┌──

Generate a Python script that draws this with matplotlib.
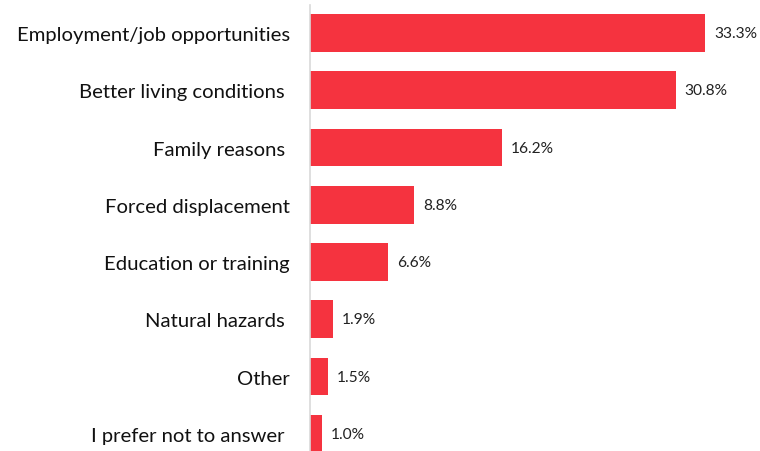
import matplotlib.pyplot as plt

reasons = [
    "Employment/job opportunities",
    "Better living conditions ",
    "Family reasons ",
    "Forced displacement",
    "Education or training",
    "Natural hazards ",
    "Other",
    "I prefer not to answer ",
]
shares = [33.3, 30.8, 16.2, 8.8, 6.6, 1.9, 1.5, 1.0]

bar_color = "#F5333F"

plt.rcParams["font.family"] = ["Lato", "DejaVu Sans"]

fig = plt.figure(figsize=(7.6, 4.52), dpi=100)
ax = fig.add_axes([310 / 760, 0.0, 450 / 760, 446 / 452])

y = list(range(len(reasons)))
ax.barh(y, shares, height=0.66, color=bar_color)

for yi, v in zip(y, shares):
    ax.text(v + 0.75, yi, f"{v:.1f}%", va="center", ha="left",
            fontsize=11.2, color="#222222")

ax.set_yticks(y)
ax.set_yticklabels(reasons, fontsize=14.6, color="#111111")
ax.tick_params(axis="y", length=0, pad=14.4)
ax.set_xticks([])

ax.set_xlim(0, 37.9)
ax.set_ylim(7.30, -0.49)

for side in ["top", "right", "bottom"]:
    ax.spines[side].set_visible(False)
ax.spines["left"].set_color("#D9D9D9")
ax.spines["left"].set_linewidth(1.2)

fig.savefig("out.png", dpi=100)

└──

● **Short task**:
Every line from the top of the material above through the line with "ax = fig.add_axes([310" should be duplicated exactly, please; leave out the pictures.

● **Finished exercise**:
Generate a Python script that draws this with matplotlib.
import matplotlib.pyplot as plt

reasons = [
    "Employment/job opportunities",
    "Better living conditions ",
    "Family reasons ",
    "Forced displacement",
    "Education or training",
    "Natural hazards ",
    "Other",
    "I prefer not to answer ",
]
shares = [33.3, 30.8, 16.2, 8.8, 6.6, 1.9, 1.5, 1.0]

bar_color = "#F5333F"

plt.rcParams["font.family"] = ["Lato", "DejaVu Sans"]

fig = plt.figure(figsize=(7.6, 4.52), dpi=100)
ax = fig.add_axes([310 / 760, 0.0, 450 / 760, 446 / 452])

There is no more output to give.